While AI tools like Midjourney are now capable of producing high quality content, most of their output looks distinctly AI-generated and can be noticed by most people who have had some exposure to AI art.
The characteristics that give it away include hyper-detail, inconsistency in style, wrong lighting, and over-complication. Without using artist names, the results tend to have a very similar style. AI art has a lot of redundancy by default.
Created by Youran Song, with Midjourney AI
This is the last mile problem for creators using AI as a tool.

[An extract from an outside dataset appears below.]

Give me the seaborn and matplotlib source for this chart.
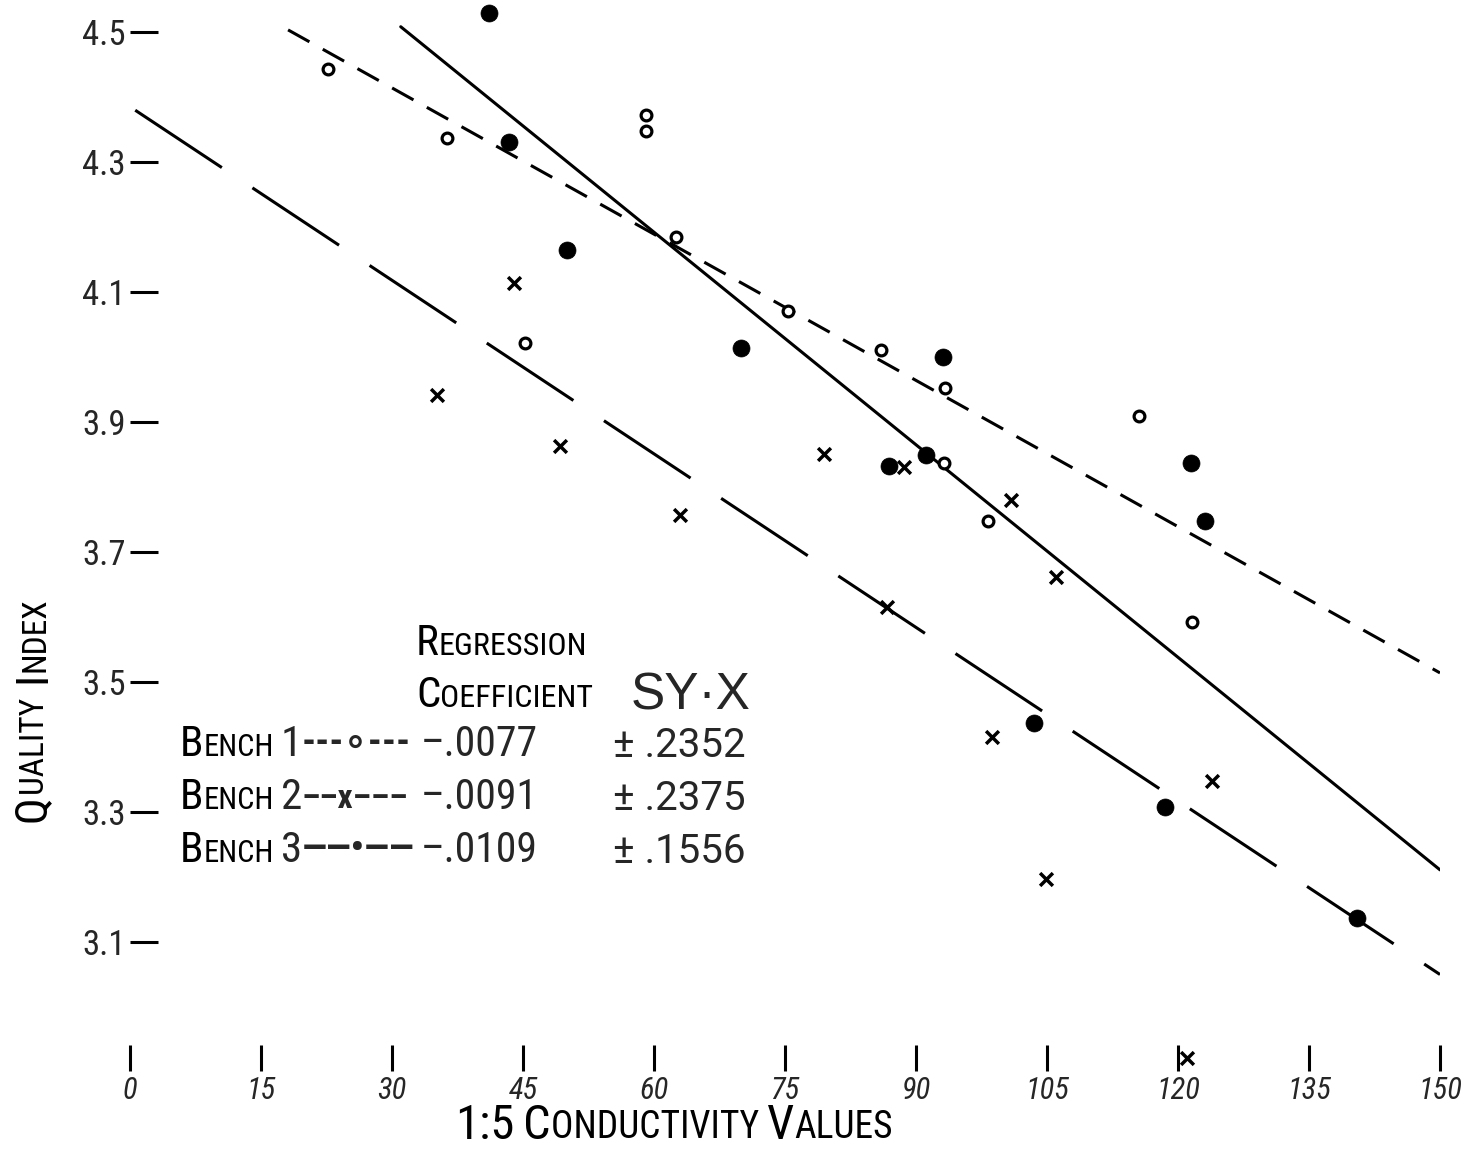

Although the general model is already there, only those who can train and customize their own models will be able to unleash the true power of AI and add value to their creations. The training and fine-tuning the customized AI model is likely to be the most time-consuming and resource-intensive, and therefore the most valuable.
This is the documentation of my experiments with Stable Diffusion and Midjourney, attempting to create a model that produces stable images that are creative, unique looking, and in line with my existing personal style.
The first step is to understand Stable Diffusion.
The current version 2.1 provides 20 sampling methods. Here is the comparison of results using the same parameter settings, seed value and ControlNet.
DPM++ 2S a
DPM++ 2M Karras
DPM2 a Karras
DPM++ SDE Karras
DPM++ 2S a Karras
Since the quality of the results are far from satisfactory, I then send them back as reference images into Midjourney. Here are some of the outcomes.
As a next step, these outputs will be run through Midjourney again to achieve higher fidelity, and then used as a dataset to train the customized Stable Diffusion LoRA model. The tagging will be done manually in BooruDatasetTagManager.